> Provided information

>> begin

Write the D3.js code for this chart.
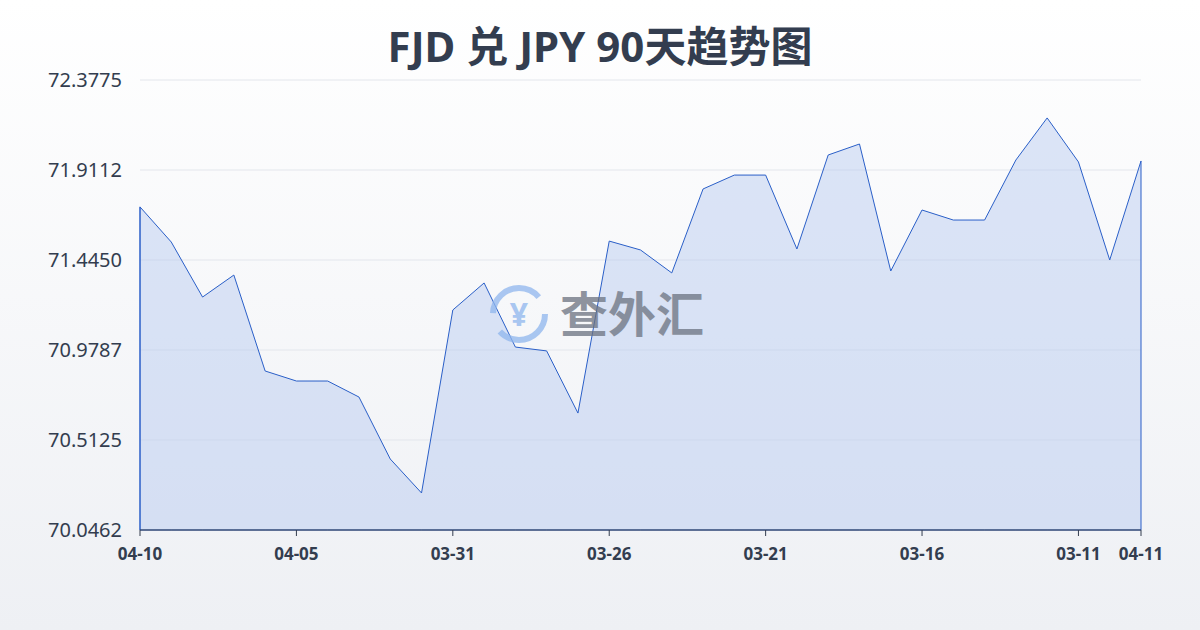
<!doctype html>
<html lang="zh">
<head>
<meta charset="UTF-8">
<style>
	body { margin: 0; background: #f3f4f7; font-family: "Noto Sans", "Noto Sans CJK SC", sans-serif; }
	svg { display: block; }
</style>
<script src="https://cdn.jsdelivr.net/npm/d3@7/dist/d3.min.js"></script>
</head>
<body>
<svg id="chart" width="1200" height="630"></svg>
<script>
// dates, newest first as in the picture; last point is 04-11
var dates = ["04-10","04-09","04-08","04-07","04-06","04-05","04-04","04-03","04-02","04-01",
	"03-31","03-30","03-29","03-28","03-27","03-26","03-25","03-24","03-23","03-22",
	"03-21","03-20","03-19","03-18","03-17","03-16","03-15","03-14","03-13","03-12",
	"03-11","03-10","04-11"];
var rates = [71.720,71.538,71.253,71.367,70.870,70.818,70.818,70.735,70.414,70.238,
	71.186,71.326,70.994,70.974,70.652,71.543,71.497,71.378,71.813,71.885,
	71.885,71.502,71.989,72.046,71.388,71.704,71.652,71.652,71.963,72.181,
	71.953,71.445,71.958];
var yTicks = [70.0462,70.5125,70.9787,71.4450,71.9112,72.3775];
var xLabelIdx = [0,5,10,15,20,25,30,32];

var svg = d3.select("#chart");
var bg = svg.append("defs").append("linearGradient").attr("id","bg").attr("x1",0).attr("y1",0).attr("x2",0).attr("y2",1);
bg.append("stop").attr("offset","0%").attr("stop-color","#ffffff");
bg.append("stop").attr("offset","100%").attr("stop-color","#eef0f4");
svg.append("rect").attr("width",1200).attr("height",630).attr("fill","url(#bg)");

svg.append("text").attr("x",600).attr("y",62).attr("text-anchor","middle")
	.attr("font-size",42).attr("font-weight","bold").attr("fill","#333d4f")
	.text("FJD 兑 JPY 90天趋势图");

var x = d3.scaleLinear().domain([0, rates.length-1]).range([140,1141]);
var y = d3.scaleLinear().domain([70.0462,72.3775]).range([530,80]);

svg.selectAll(".grid").data(yTicks).enter().append("line")
	.attr("x1",140).attr("x2",1141).attr("y1",d=>y(d)).attr("y2",d=>y(d))
	.attr("stroke","#e3e6ec").attr("stroke-width",1);

svg.selectAll(".yl").data(yTicks).enter().append("text")
	.attr("x",122).attr("y",d=>y(d)+7).attr("text-anchor","end")
	.attr("font-size",20).attr("fill","#333d4f").text(d=>d.toFixed(4));

var area = d3.area().x((d,i)=>x(i)).y0(530).y1(d=>y(d));
svg.append("path").datum(rates).attr("d",area).attr("fill","rgba(180,200,240,0.45)")
	.attr("stroke","#2a5fc8").attr("stroke-width",1);
svg.append("line").attr("x1",140).attr("x2",140).attr("y1",y(rates[0])).attr("y2",530).attr("stroke","#2a5fc8");

var xAxis = svg.append("g").attr("transform","translate(0,530)");
xAxis.append("line").attr("x1",140).attr("x2",1141).attr("stroke","#333d4f");
xAxis.selectAll("line.t").data(xLabelIdx).enter().append("line")
	.attr("x1",d=>x(d)).attr("x2",d=>x(d)).attr("y1",0).attr("y2",6).attr("stroke","#333d4f");
xAxis.selectAll("text").data(xLabelIdx).enter().append("text")
	.attr("x",d=>x(d)).attr("y",30).attr("text-anchor","middle")
	.attr("font-size",17).attr("font-weight","bold").attr("fill","#333d4f").text(d=>dates[d]);

// watermark
var wm = svg.append("g").attr("opacity",0.75);
wm.append("circle").attr("cx",519).attr("cy",314).attr("r",26).attr("fill","none")
	.attr("stroke","#8fb6ee").attr("stroke-width",6).attr("stroke-dasharray","62 20");
wm.append("text").attr("x",519).attr("y",326).attr("text-anchor","middle")
	.attr("font-size",32).attr("font-weight","bold").attr("fill","#8fb6ee").text("¥");
wm.append("text").attr("x",560).attr("y",332).attr("font-size",48).attr("font-weight","bold")
	.attr("font-family","Noto Sans CJK SC").attr("fill","#6b7280").text("查外汇");
</script>
</body>
</html>
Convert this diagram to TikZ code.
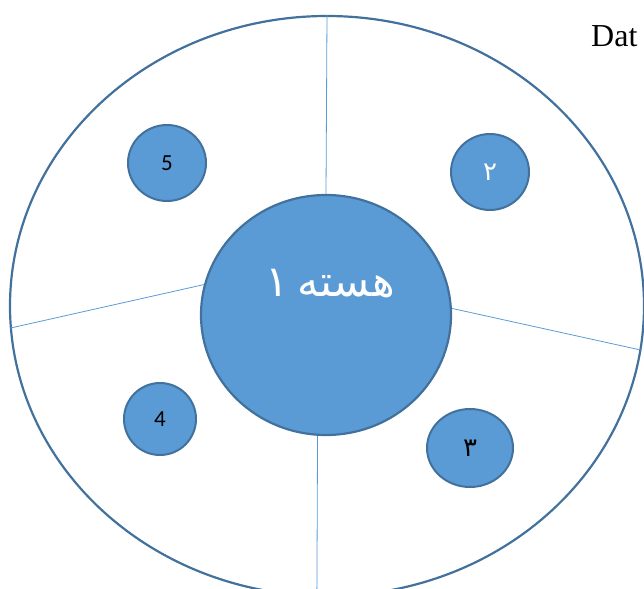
\documentclass[tikz,border=0pt]{standalone}
\usepackage{fontspec}
\setmainfont{Liberation Serif}
\newfontfamily\arabicfont[Script=Arabic]{DejaVu Sans}
\newfontfamily\calfont{Carlito}
\TeXXeTstate=1
\usetikzlibrary{shapes.geometric, positioning}
\definecolor{cellFill}{HTML}{5B9BD5}
\definecolor{cellEdge}{HTML}{41719C}
\definecolor{cellLine}{HTML}{5B9BD5}
\tikzset{
  outerCell/.style={ellipse, draw=cellEdge, line width=2.2pt, inner sep=0pt,
                    minimum width=634pt, minimum height=580pt},
  coreCell/.style={ellipse, draw=cellEdge, fill=cellFill, line width=2.2pt,
                   inner sep=0pt, minimum width=250pt, minimum height=240pt},
  smallCell/.style={ellipse, draw=cellEdge, fill=cellFill, line width=2pt,
                    inner sep=0pt, minimum width=78pt, minimum height=76pt},
  divLine/.style={draw=cellLine, line width=0.8pt},
}

\begin{document}
\begin{tikzpicture}[x=1pt, y=-1pt]
    \useasboundingbox (0,0) rectangle (644,588);
    \clip (0,0) rectangle (644,588);

    % ellipse of the whole cell
    \node[outerCell] (outer) at (327,306) {};

    % core in the middle
    \node[coreCell] (core) at (326,315) {};
    \node[text=white, font=\arabicfont\fontsize{43}{45}\selectfont]
         (coreText) at (330,284) {\beginR هسته\kern-4pt\ ۱\endR};

    % dividing lines
    \draw[divLine] (core.90) -- (outer.90);
    \draw[divLine] (core.166) -- (outer.184);
    \draw[divLine] (core.3) -- (outer.352);
    \draw[divLine] (core.266) -- (outer.268);

    % small parts
    \node[smallCell, font=\calfont\fontsize{23}{25}\selectfont] (five) at (167,163) {5};
    \node[smallCell, text=white, font=\arabicfont\fontsize{26}{28}\selectfont]
         (two) at (490,172) {۲};
    \node[smallCell, minimum width=86pt, minimum height=78pt,
          font=\arabicfont\fontsize{26}{28}\selectfont] (three) at (470,448) {۳};
    \node[smallCell, minimum width=72pt, minimum height=72pt,
          font=\calfont\fontsize{23}{25}\selectfont] (four) at (160,419) {4};

    % text at top right
    \node[anchor=base west, inner sep=0pt, font=\fontsize{32}{34}\selectfont]
         (dat) at (591,47) {Dat};
\end{tikzpicture}
\end{document}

>> end

> Given instruction
Transcribe all of the material exactly, leaving out whatever pictures it contains.

> Written answer
Write the D3.js code for this chart.
<!doctype html>
<html lang="zh">
<head>
<meta charset="UTF-8">
<style>
	body { margin: 0; background: #f3f4f7; font-family: "Noto Sans", "Noto Sans CJK SC", sans-serif; }
	svg { display: block; }
</style>
<script src="https://cdn.jsdelivr.net/npm/d3@7/dist/d3.min.js"></script>
</head>
<body>
<svg id="chart" width="1200" height="630"></svg>
<script>
// dates, newest first as in the picture; last point is 04-11
var dates = ["04-10","04-09","04-08","04-07","04-06","04-05","04-04","04-03","04-02","04-01",
	"03-31","03-30","03-29","03-28","03-27","03-26","03-25","03-24","03-23","03-22",
	"03-21","03-20","03-19","03-18","03-17","03-16","03-15","03-14","03-13","03-12",
	"03-11","03-10","04-11"];
var rates = [71.720,71.538,71.253,71.367,70.870,70.818,70.818,70.735,70.414,70.238,
	71.186,71.326,70.994,70.974,70.652,71.543,71.497,71.378,71.813,71.885,
	71.885,71.502,71.989,72.046,71.388,71.704,71.652,71.652,71.963,72.181,
	71.953,71.445,71.958];
var yTicks = [70.0462,70.5125,70.9787,71.4450,71.9112,72.3775];
var xLabelIdx = [0,5,10,15,20,25,30,32];

var svg = d3.select("#chart");
var bg = svg.append("defs").append("linearGradient").attr("id","bg").attr("x1",0).attr("y1",0).attr("x2",0).attr("y2",1);
bg.append("stop").attr("offset","0%").attr("stop-color","#ffffff");
bg.append("stop").attr("offset","100%").attr("stop-color","#eef0f4");
svg.append("rect").attr("width",1200).attr("height",630).attr("fill","url(#bg)");

svg.append("text").attr("x",600).attr("y",62).attr("text-anchor","middle")
	.attr("font-size",42).attr("font-weight","bold").attr("fill","#333d4f")
	.text("FJD 兑 JPY 90天趋势图");

var x = d3.scaleLinear().domain([0, rates.length-1]).range([140,1141]);
var y = d3.scaleLinear().domain([70.0462,72.3775]).range([530,80]);

svg.selectAll(".grid").data(yTicks).enter().append("line")
	.attr("x1",140).attr("x2",1141).attr("y1",d=>y(d)).attr("y2",d=>y(d))
	.attr("stroke","#e3e6ec").attr("stroke-width",1);

svg.selectAll(".yl").data(yTicks).enter().append("text")
	.attr("x",122).attr("y",d=>y(d)+7).attr("text-anchor","end")
	.attr("font-size",20).attr("fill","#333d4f").text(d=>d.toFixed(4));

var area = d3.area().x((d,i)=>x(i)).y0(530).y1(d=>y(d));
svg.append("path").datum(rates).attr("d",area).attr("fill","rgba(180,200,240,0.45)")
	.attr("stroke","#2a5fc8").attr("stroke-width",1);
svg.append("line").attr("x1",140).attr("x2",140).attr("y1",y(rates[0])).attr("y2",530).attr("stroke","#2a5fc8");

var xAxis = svg.append("g").attr("transform","translate(0,530)");
xAxis.append("line").attr("x1",140).attr("x2",1141).attr("stroke","#333d4f");
xAxis.selectAll("line.t").data(xLabelIdx).enter().append("line")
	.attr("x1",d=>x(d)).attr("x2",d=>x(d)).attr("y1",0).attr("y2",6).attr("stroke","#333d4f");
xAxis.selectAll("text").data(xLabelIdx).enter().append("text")
	.attr("x",d=>x(d)).attr("y",30).attr("text-anchor","middle")
	.attr("font-size",17).attr("font-weight","bold").attr("fill","#333d4f").text(d=>dates[d]);

// watermark
var wm = svg.append("g").attr("opacity",0.75);
wm.append("circle").attr("cx",519).attr("cy",314).attr("r",26).attr("fill","none")
	.attr("stroke","#8fb6ee").attr("stroke-width",6).attr("stroke-dasharray","62 20");
wm.append("text").attr("x",519).attr("y",326).attr("text-anchor","middle")
	.attr("font-size",32).attr("font-weight","bold").attr("fill","#8fb6ee").text("¥");
wm.append("text").attr("x",560).attr("y",332).attr("font-size",48).attr("font-weight","bold")
	.attr("font-family","Noto Sans CJK SC").attr("fill","#6b7280").text("查外汇");
</script>
</body>
</html>
Convert this diagram to TikZ code.
\documentclass[tikz,border=0pt]{standalone}
\usepackage{fontspec}
\setmainfont{Liberation Serif}
\newfontfamily\arabicfont[Script=Arabic]{DejaVu Sans}
\newfontfamily\calfont{Carlito}
\TeXXeTstate=1
\usetikzlibrary{shapes.geometric, positioning}
\definecolor{cellFill}{HTML}{5B9BD5}
\definecolor{cellEdge}{HTML}{41719C}
\definecolor{cellLine}{HTML}{5B9BD5}
\tikzset{
  outerCell/.style={ellipse, draw=cellEdge, line width=2.2pt, inner sep=0pt,
                    minimum width=634pt, minimum height=580pt},
  coreCell/.style={ellipse, draw=cellEdge, fill=cellFill, line width=2.2pt,
                   inner sep=0pt, minimum width=250pt, minimum height=240pt},
  smallCell/.style={ellipse, draw=cellEdge, fill=cellFill, line width=2pt,
                    inner sep=0pt, minimum width=78pt, minimum height=76pt},
  divLine/.style={draw=cellLine, line width=0.8pt},
}

\begin{document}
\begin{tikzpicture}[x=1pt, y=-1pt]
    \useasboundingbox (0,0) rectangle (644,588);
    \clip (0,0) rectangle (644,588);

    % ellipse of the whole cell
    \node[outerCell] (outer) at (327,306) {};

    % core in the middle
    \node[coreCell] (core) at (326,315) {};
    \node[text=white, font=\arabicfont\fontsize{43}{45}\selectfont]
         (coreText) at (330,284) {\beginR هسته\kern-4pt\ ۱\endR};

    % dividing lines
    \draw[divLine] (core.90) -- (outer.90);
    \draw[divLine] (core.166) -- (outer.184);
    \draw[divLine] (core.3) -- (outer.352);
    \draw[divLine] (core.266) -- (outer.268);

    % small parts
    \node[smallCell, font=\calfont\fontsize{23}{25}\selectfont] (five) at (167,163) {5};
    \node[smallCell, text=white, font=\arabicfont\fontsize{26}{28}\selectfont]
         (two) at (490,172) {۲};
    \node[smallCell, minimum width=86pt, minimum height=78pt,
          font=\arabicfont\fontsize{26}{28}\selectfont] (three) at (470,448) {۳};
    \node[smallCell, minimum width=72pt, minimum height=72pt,
          font=\calfont\fontsize{23}{25}\selectfont] (four) at (160,419) {4};

    % text at top right
    \node[anchor=base west, inner sep=0pt, font=\fontsize{32}{34}\selectfont]
         (dat) at (591,47) {Dat};
\end{tikzpicture}
\end{document}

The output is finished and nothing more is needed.